INSTRUCTION | Please write the listing below out again exactly, leaving every picture behind.

DATASET CONTENT |

========================

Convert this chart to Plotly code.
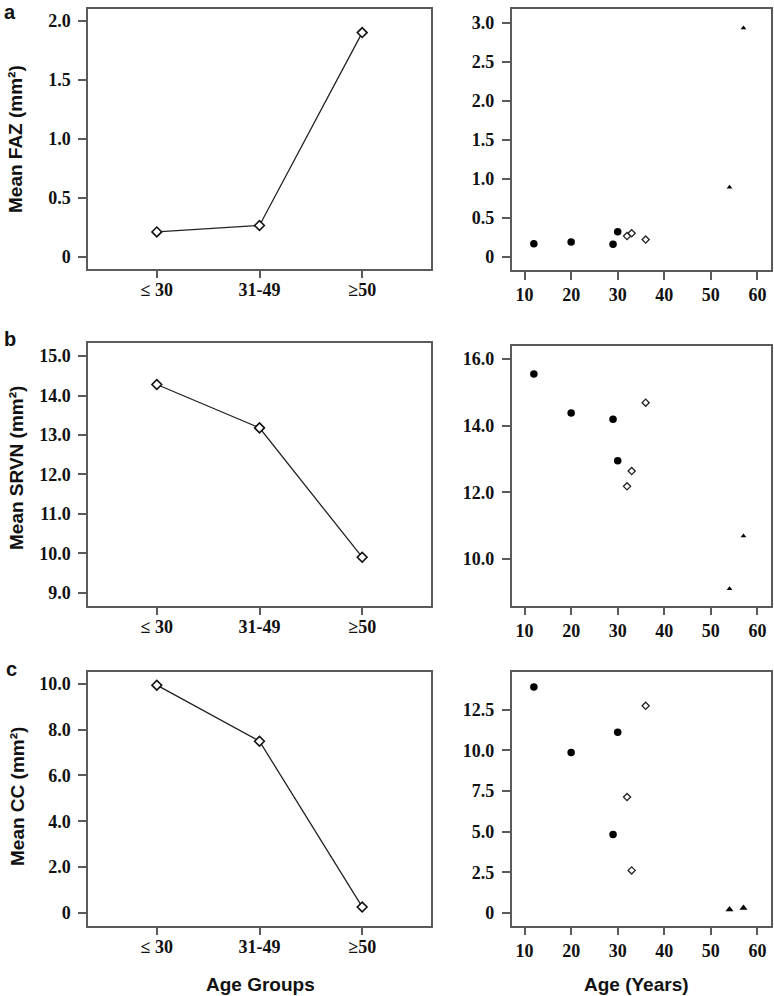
import plotly.graph_objects as go

W, H = 774, 996

# ---------------- data ----------------
age_groups = ["≤ 30", "31-49", "≥50"]
mean_faz_group = [0.21, 0.265, 1.90]
mean_srvn_group = [14.28, 13.18, 9.90]
mean_cc_group = [9.95, 7.50, 0.25]

# individual subjects (age, value) by group
young_age = [12, 20, 29, 30]
mid_age = [32, 33, 36]
old_age = [54, 57]

faz_young = [0.165, 0.19, 0.16, 0.32]
faz_mid = [0.265, 0.30, 0.22]
faz_old = [0.89, 2.93]

srvn_young = [15.55, 14.38, 14.19, 12.95]
srvn_mid = [12.18, 12.64, 14.69]
srvn_old = [9.11, 10.69]

cc_young = [13.9, 9.87, 4.82, 11.12]
cc_mid = [7.13, 2.62, 12.74]
cc_old = [0.22, 0.31]

# tick labels
faz_group_ticks = [0, 0.5, 1.0, 1.5, 2.0]
faz_group_ticktext = ["0", "0.5", "1.0", "1.5", "2.0"]
faz_age_ticks = [0, 0.5, 1.0, 1.5, 2.0, 2.5, 3.0]
faz_age_ticktext = ["0", "0.5", "1.0", "1.5", "2.0", "2.5", "3.0"]
srvn_group_ticks = [9, 10, 11, 12, 13, 14, 15]
srvn_group_ticktext = ["9.0", "10.0", "11.0", "12.0", "13.0", "14.0", "15.0"]
srvn_age_ticks = [10, 12, 14, 16]
srvn_age_ticktext = ["10.0", "12.0", "14.0", "16.0"]
cc_group_ticks = [0, 2, 4, 6, 8, 10]
cc_group_ticktext = ["0", "2.0", "4.0", "6.0", "8.0", "10.0"]
cc_age_ticks = [0, 2.5, 5, 7.5, 10, 12.5]
cc_age_ticktext = ["0", "2.5", "5.0", "7.5", "10.0", "12.5"]
age_ticks = [10, 20, 30, 40, 50, 60]

# ---------------- layout helpers ----------------
def xdom(a, b):
    return [a / W, b / W]

def ydom(top, bottom):
    return [1 - bottom / H, 1 - top / H]

FRAME = "#5a5a5a"
tickfont = dict(family="Liberation Serif", size=18, color="#111", weight="bold")

def axis_common():
    return dict(showline=True, mirror=True, linecolor=FRAME, linewidth=1.5,
                ticks="outside", ticklen=8, tickwidth=1.5, tickcolor=FRAME,
                showgrid=False, zeroline=False, tickfont=tickfont, fixedrange=True)

fig = go.Figure()

panels = [
    dict(g=mean_faz_group, y=faz_young, m=faz_mid, o=faz_old, tri=5,
         lr=[-0.1, 2.1], rr=[-0.17, 3.17],
         lt=(faz_group_ticks, faz_group_ticktext), rt=(faz_age_ticks, faz_age_ticktext),
         ldom=ydom(9, 268.5), rdom=ydom(9.3, 270)),
    dict(g=mean_srvn_group, y=srvn_young, m=srvn_mid, o=srvn_old, tri=5,
         lr=[8.67, 15.34], rr=[8.6, 16.4],
         lt=(srvn_group_ticks, srvn_group_ticktext), rt=(srvn_age_ticks, srvn_age_ticktext),
         ldom=ydom(342.7, 605.7), rdom=ydom(345.7, 605.7)),
    dict(g=mean_cc_group, y=cc_young, m=cc_mid, o=cc_old, tri=7,
         lr=[-0.57, 10.54], rr=[-0.78, 14.8],
         lt=(cc_group_ticks, cc_group_ticktext), rt=(cc_age_ticks, cc_age_ticktext),
         ldom=ydom(671.7, 925.7), rdom=ydom(672.3, 925.7)),
]

layout = dict(width=W, height=H, plot_bgcolor="white", paper_bgcolor="white",
              showlegend=False, margin=dict(l=0, r=0, t=0, b=0, autoexpand=False))

ai = 1
for p in panels:
    xl, yl = f"x{ai}", f"y{ai}"
    fig.add_trace(go.Scatter(
        x=age_groups, y=p["g"], mode="lines+markers", xaxis=xl, yaxis=yl,
        line=dict(color="#222", width=1.3),
        marker=dict(symbol="diamond", size=7.5, color="white",
                    line=dict(color="#111", width=1.6))))
    xa = axis_common()
    xa.update(domain=xdom(88, 431), anchor=yl, type="category",
              range=[-0.67, 2.67], ticklabelstandoff=-4)
    ya = axis_common()
    ya.update(domain=p["ldom"], anchor=xl, range=p["lr"],
              tickvals=p["lt"][0], ticktext=p["lt"][1], ticklabelstandoff=4)
    layout[f"xaxis{ai}"] = xa
    layout[f"yaxis{ai}"] = ya
    ai += 1

    xr, yr = f"x{ai}", f"y{ai}"
    fig.add_trace(go.Scatter(
        x=young_age, y=p["y"], mode="markers", xaxis=xr, yaxis=yr,
        marker=dict(symbol="circle", size=7.5, color="#000")))
    fig.add_trace(go.Scatter(
        x=mid_age, y=p["m"], mode="markers", xaxis=xr, yaxis=yr,
        marker=dict(symbol="diamond", size=5.5, color="white",
                    line=dict(color="#222", width=1.3))))
    fig.add_trace(go.Scatter(
        x=old_age, y=p["o"], mode="markers", xaxis=xr, yaxis=yr,
        marker=dict(symbol="triangle-up", size=p["tri"], color="#000")))
    xa = axis_common()
    xa.update(domain=xdom(511.5, 770.5), anchor=yr, range=[7.2, 62.8],
              tickvals=age_ticks, ticklabelstandoff=0)
    ya = axis_common()
    ya.update(domain=p["rdom"], anchor=xr, range=p["rr"],
              tickvals=p["rt"][0], ticktext=p["rt"][1], ticklabelstandoff=4)
    layout[f"xaxis{ai}"] = xa
    layout[f"yaxis{ai}"] = ya
    ai += 1

titlefont = dict(family="Liberation Sans", size=19, color="#111", weight="bold")
labelfont = dict(family="Liberation Sans", size=20, color="#111", weight="bold")

ann = []
def add_ann(text, px, py, font, angle=0):
    ann.append(dict(text=text, x=px / W, y=1 - py / H, xref="paper", yref="paper",
                    showarrow=False, xanchor="center", yanchor="middle",
                    textangle=angle, font=font))

add_ann("Mean FAZ (mm²)", 16, 139, titlefont, -90)
add_ann("Mean SRVN (mm²)", 16, 468, titlefont, -90)
add_ann("Mean CC (mm²)", 17, 797, titlefont, -90)
add_ann("Age Groups", 260, 984, titlefont)
add_ann("Age (Years)", 636, 984, titlefont)
add_ann("a", 10, 12, labelfont)
add_ann("b", 10, 339, labelfont)
add_ann("c", 11, 669, labelfont)

layout["annotations"] = ann
fig.update_layout(**layout)
fig.write_html("out.html", config={"displayModeBar": False},
               post_script="document.body.style.margin='0';document.body.style.overflow='hidden';")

========================

TASK ANSWER |
Convert this chart to Plotly code.
import plotly.graph_objects as go

W, H = 774, 996

# ---------------- data ----------------
age_groups = ["≤ 30", "31-49", "≥50"]
mean_faz_group = [0.21, 0.265, 1.90]
mean_srvn_group = [14.28, 13.18, 9.90]
mean_cc_group = [9.95, 7.50, 0.25]

# individual subjects (age, value) by group
young_age = [12, 20, 29, 30]
mid_age = [32, 33, 36]
old_age = [54, 57]

faz_young = [0.165, 0.19, 0.16, 0.32]
faz_mid = [0.265, 0.30, 0.22]
faz_old = [0.89, 2.93]

srvn_young = [15.55, 14.38, 14.19, 12.95]
srvn_mid = [12.18, 12.64, 14.69]
srvn_old = [9.11, 10.69]

cc_young = [13.9, 9.87, 4.82, 11.12]
cc_mid = [7.13, 2.62, 12.74]
cc_old = [0.22, 0.31]

# tick labels
faz_group_ticks = [0, 0.5, 1.0, 1.5, 2.0]
faz_group_ticktext = ["0", "0.5", "1.0", "1.5", "2.0"]
faz_age_ticks = [0, 0.5, 1.0, 1.5, 2.0, 2.5, 3.0]
faz_age_ticktext = ["0", "0.5", "1.0", "1.5", "2.0", "2.5", "3.0"]
srvn_group_ticks = [9, 10, 11, 12, 13, 14, 15]
srvn_group_ticktext = ["9.0", "10.0", "11.0", "12.0", "13.0", "14.0", "15.0"]
srvn_age_ticks = [10, 12, 14, 16]
srvn_age_ticktext = ["10.0", "12.0", "14.0", "16.0"]
cc_group_ticks = [0, 2, 4, 6, 8, 10]
cc_group_ticktext = ["0", "2.0", "4.0", "6.0", "8.0", "10.0"]
cc_age_ticks = [0, 2.5, 5, 7.5, 10, 12.5]
cc_age_ticktext = ["0", "2.5", "5.0", "7.5", "10.0", "12.5"]
age_ticks = [10, 20, 30, 40, 50, 60]

# ---------------- layout helpers ----------------
def xdom(a, b):
    return [a / W, b / W]

def ydom(top, bottom):
    return [1 - bottom / H, 1 - top / H]

FRAME = "#5a5a5a"
tickfont = dict(family="Liberation Serif", size=18, color="#111", weight="bold")

def axis_common():
    return dict(showline=True, mirror=True, linecolor=FRAME, linewidth=1.5,
                ticks="outside", ticklen=8, tickwidth=1.5, tickcolor=FRAME,
                showgrid=False, zeroline=False, tickfont=tickfont, fixedrange=True)

fig = go.Figure()

panels = [
    dict(g=mean_faz_group, y=faz_young, m=faz_mid, o=faz_old, tri=5,
         lr=[-0.1, 2.1], rr=[-0.17, 3.17],
         lt=(faz_group_ticks, faz_group_ticktext), rt=(faz_age_ticks, faz_age_ticktext),
         ldom=ydom(9, 268.5), rdom=ydom(9.3, 270)),
    dict(g=mean_srvn_group, y=srvn_young, m=srvn_mid, o=srvn_old, tri=5,
         lr=[8.67, 15.34], rr=[8.6, 16.4],
         lt=(srvn_group_ticks, srvn_group_ticktext), rt=(srvn_age_ticks, srvn_age_ticktext),
         ldom=ydom(342.7, 605.7), rdom=ydom(345.7, 605.7)),
    dict(g=mean_cc_group, y=cc_young, m=cc_mid, o=cc_old, tri=7,
         lr=[-0.57, 10.54], rr=[-0.78, 14.8],
         lt=(cc_group_ticks, cc_group_ticktext), rt=(cc_age_ticks, cc_age_ticktext),
         ldom=ydom(671.7, 925.7), rdom=ydom(672.3, 925.7)),
]

layout = dict(width=W, height=H, plot_bgcolor="white", paper_bgcolor="white",
              showlegend=False, margin=dict(l=0, r=0, t=0, b=0, autoexpand=False))

ai = 1
for p in panels:
    xl, yl = f"x{ai}", f"y{ai}"
    fig.add_trace(go.Scatter(
        x=age_groups, y=p["g"], mode="lines+markers", xaxis=xl, yaxis=yl,
        line=dict(color="#222", width=1.3),
        marker=dict(symbol="diamond", size=7.5, color="white",
                    line=dict(color="#111", width=1.6))))
    xa = axis_common()
    xa.update(domain=xdom(88, 431), anchor=yl, type="category",
              range=[-0.67, 2.67], ticklabelstandoff=-4)
    ya = axis_common()
    ya.update(domain=p["ldom"], anchor=xl, range=p["lr"],
              tickvals=p["lt"][0], ticktext=p["lt"][1], ticklabelstandoff=4)
    layout[f"xaxis{ai}"] = xa
    layout[f"yaxis{ai}"] = ya
    ai += 1

    xr, yr = f"x{ai}", f"y{ai}"
    fig.add_trace(go.Scatter(
        x=young_age, y=p["y"], mode="markers", xaxis=xr, yaxis=yr,
        marker=dict(symbol="circle", size=7.5, color="#000")))
    fig.add_trace(go.Scatter(
        x=mid_age, y=p["m"], mode="markers", xaxis=xr, yaxis=yr,
        marker=dict(symbol="diamond", size=5.5, color="white",
                    line=dict(color="#222", width=1.3))))
    fig.add_trace(go.Scatter(
        x=old_age, y=p["o"], mode="markers", xaxis=xr, yaxis=yr,
        marker=dict(symbol="triangle-up", size=p["tri"], color="#000")))
    xa = axis_common()
    xa.update(domain=xdom(511.5, 770.5), anchor=yr, range=[7.2, 62.8],
              tickvals=age_ticks, ticklabelstandoff=0)
    ya = axis_common()
    ya.update(domain=p["rdom"], anchor=xr, range=p["rr"],
              tickvals=p["rt"][0], ticktext=p["rt"][1], ticklabelstandoff=4)
    layout[f"xaxis{ai}"] = xa
    layout[f"yaxis{ai}"] = ya
    ai += 1

titlefont = dict(family="Liberation Sans", size=19, color="#111", weight="bold")
labelfont = dict(family="Liberation Sans", size=20, color="#111", weight="bold")

ann = []
def add_ann(text, px, py, font, angle=0):
    ann.append(dict(text=text, x=px / W, y=1 - py / H, xref="paper", yref="paper",
                    showarrow=False, xanchor="center", yanchor="middle",
                    textangle=angle, font=font))

add_ann("Mean FAZ (mm²)", 16, 139, titlefont, -90)
add_ann("Mean SRVN (mm²)", 16, 468, titlefont, -90)
add_ann("Mean CC (mm²)", 17, 797, titlefont, -90)
add_ann("Age Groups", 260, 984, titlefont)
add_ann("Age (Years)", 636, 984, titlefont)
add_ann("a", 10, 12, labelfont)
add_ann("b", 10, 339, labelfont)
add_ann("c", 11, 669, labelfont)

layout["annotations"] = ann
fig.update_layout(**layout)
fig.write_html("out.html", config={"displayModeBar": False},
               post_script="document.body.style.margin='0';document.body.style.overflow='hidden';")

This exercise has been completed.